◆ Short problem ◆
Output every line exactly as written. Leave out pictures.

◆ Data shown ◆
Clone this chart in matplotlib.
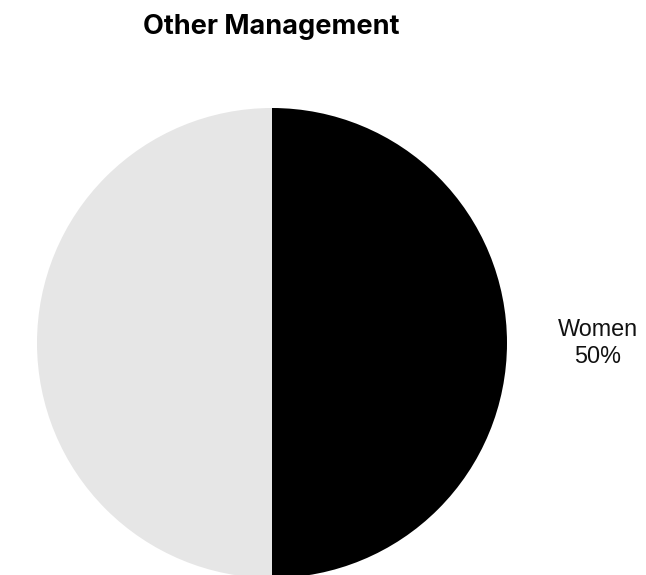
import matplotlib.pyplot as plt

# Gender split, Other Management
labels = ["Women", "Men"]
shares = [50, 50]
colors = ["#000000", "#e6e6e6"]
# only the women's share gets a label
shown = [True, False]

fig = plt.figure(figsize=(6.46, 5.75), dpi=100)
ax = fig.add_axes([0, 0, 1, 1])

wedges, texts = ax.pie(
    shares,
    labels=[f"{l}\n{s}%" if keep else "" for l, s, keep in zip(labels, shares, shown)],
    colors=colors,
    startangle=90,
    counterclock=False,
    center=(272, 232),
    radius=235,
    labeldistance=1.385,
    wedgeprops=dict(edgecolor="none", linewidth=0),
    textprops=dict(fontsize=16.8, family="Liberation Sans", color="#111111"),
    frame=True,
)
for t in texts:
    t.set_ha("center")
    t.set_va("center")
    t.set_linespacing(1.2)

ax.set_xlim(0, 646)
ax.set_ylim(0, 575)
ax.set_aspect("equal")
ax.axis("off")

fig.text(271 / 646, 1 - 27 / 575, "Other Management", ha="center", va="center",
         fontsize=19.5, fontweight="bold", family="Inter", color="#000000")

fig.savefig("out.png", dpi=100)
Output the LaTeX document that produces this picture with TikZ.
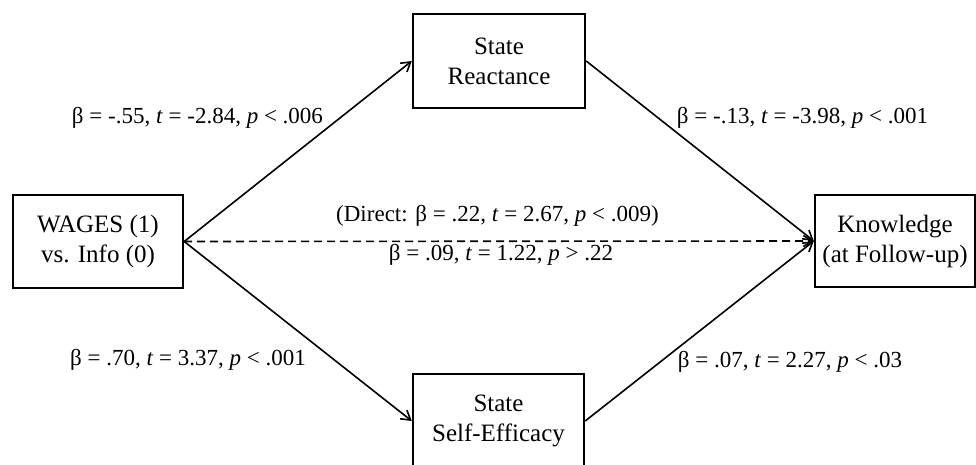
\documentclass[tikz,border=0pt]{standalone}
\usepackage{fontspec}
\setmainfont{Liberation Serif}
\usetikzlibrary{arrows.meta}
\begin{document}
\begin{tikzpicture}[x=1pt,y=-1pt,
  box/.style={draw, line width=2.4pt, align=center, inner sep=0pt, font=\fontsize{25}{30}\selectfont},
  lab/.style={inner sep=0pt, font=\fontsize{23}{29}\selectfont},
  conn/.style={line width=1.6pt, -{Straight Barb[length=9pt,width=11pt,line width=1.6pt]}},
  dconn/.style={conn, dash pattern=on 8pt off 5pt}]
\useasboundingbox (0,0) rectangle (976,465);
\clip (0,0) rectangle (976,465);
\node[box, minimum width=170pt, minimum height=93pt] (w) at (98,241.5) {WAGES (1)\\vs. Info (0)};
\node[box, minimum width=172pt, minimum height=94pt] (r) at (499,61) {State\\Reactance};
\node[box, minimum width=171pt, minimum height=94pt] (e) at (498.5,421) {State\\Self-Efficacy};
\node[box, minimum width=160pt, minimum height=92pt] (k) at (895,241) {Knowledge\\(at Follow-up)};
\draw[conn] (w.east) -- (r.west);
\draw[conn] (w.east) -- (e.west);
\draw[conn] (r.east) -- (k.west);
\draw[conn] (e.east) -- (k.west);
\draw[dconn] (w.east) -- (k.west);
\node[lab] (l1) at (197.5,118) {β = -.55, \textit{t} = -2.84, \textit{p} < .006};
\node[lab] (l2) at (802.5,118) {β = -.13, \textit{t} = -3.98, \textit{p} < .001};
\node[lab] (l3) at (188,360) {β = .70, \textit{t} = 3.37, \textit{p} < .001};
\node[lab] (l4) at (790,362) {β = .07, \textit{t} = 2.27, \textit{p} < .03};
\node[lab] (l5) at (497.5,216) {(Direct: β = .22, \textit{t} = 2.67, \textit{p} < .009)};
\node[lab] (l6) at (501,255) {β = .09, \textit{t} = 1.22, \textit{p} > .22};
\end{tikzpicture}
\end{document}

◆ Correct response ◆
Clone this chart in matplotlib.
import matplotlib.pyplot as plt

# Gender split, Other Management
labels = ["Women", "Men"]
shares = [50, 50]
colors = ["#000000", "#e6e6e6"]
# only the women's share gets a label
shown = [True, False]

fig = plt.figure(figsize=(6.46, 5.75), dpi=100)
ax = fig.add_axes([0, 0, 1, 1])

wedges, texts = ax.pie(
    shares,
    labels=[f"{l}\n{s}%" if keep else "" for l, s, keep in zip(labels, shares, shown)],
    colors=colors,
    startangle=90,
    counterclock=False,
    center=(272, 232),
    radius=235,
    labeldistance=1.385,
    wedgeprops=dict(edgecolor="none", linewidth=0),
    textprops=dict(fontsize=16.8, family="Liberation Sans", color="#111111"),
    frame=True,
)
for t in texts:
    t.set_ha("center")
    t.set_va("center")
    t.set_linespacing(1.2)

ax.set_xlim(0, 646)
ax.set_ylim(0, 575)
ax.set_aspect("equal")
ax.axis("off")

fig.text(271 / 646, 1 - 27 / 575, "Other Management", ha="center", va="center",
         fontsize=19.5, fontweight="bold", family="Inter", color="#000000")

fig.savefig("out.png", dpi=100)
Output the LaTeX document that produces this picture with TikZ.
\documentclass[tikz,border=0pt]{standalone}
\usepackage{fontspec}
\setmainfont{Liberation Serif}
\usetikzlibrary{arrows.meta}
\begin{document}
\begin{tikzpicture}[x=1pt,y=-1pt,
  box/.style={draw, line width=2.4pt, align=center, inner sep=0pt, font=\fontsize{25}{30}\selectfont},
  lab/.style={inner sep=0pt, font=\fontsize{23}{29}\selectfont},
  conn/.style={line width=1.6pt, -{Straight Barb[length=9pt,width=11pt,line width=1.6pt]}},
  dconn/.style={conn, dash pattern=on 8pt off 5pt}]
\useasboundingbox (0,0) rectangle (976,465);
\clip (0,0) rectangle (976,465);
\node[box, minimum width=170pt, minimum height=93pt] (w) at (98,241.5) {WAGES (1)\\vs. Info (0)};
\node[box, minimum width=172pt, minimum height=94pt] (r) at (499,61) {State\\Reactance};
\node[box, minimum width=171pt, minimum height=94pt] (e) at (498.5,421) {State\\Self-Efficacy};
\node[box, minimum width=160pt, minimum height=92pt] (k) at (895,241) {Knowledge\\(at Follow-up)};
\draw[conn] (w.east) -- (r.west);
\draw[conn] (w.east) -- (e.west);
\draw[conn] (r.east) -- (k.west);
\draw[conn] (e.east) -- (k.west);
\draw[dconn] (w.east) -- (k.west);
\node[lab] (l1) at (197.5,118) {β = -.55, \textit{t} = -2.84, \textit{p} < .006};
\node[lab] (l2) at (802.5,118) {β = -.13, \textit{t} = -3.98, \textit{p} < .001};
\node[lab] (l3) at (188,360) {β = .70, \textit{t} = 3.37, \textit{p} < .001};
\node[lab] (l4) at (790,362) {β = .07, \textit{t} = 2.27, \textit{p} < .03};
\node[lab] (l5) at (497.5,216) {(Direct: β = .22, \textit{t} = 2.67, \textit{p} < .009)};
\node[lab] (l6) at (501,255) {β = .09, \textit{t} = 1.22, \textit{p} > .22};
\end{tikzpicture}
\end{document}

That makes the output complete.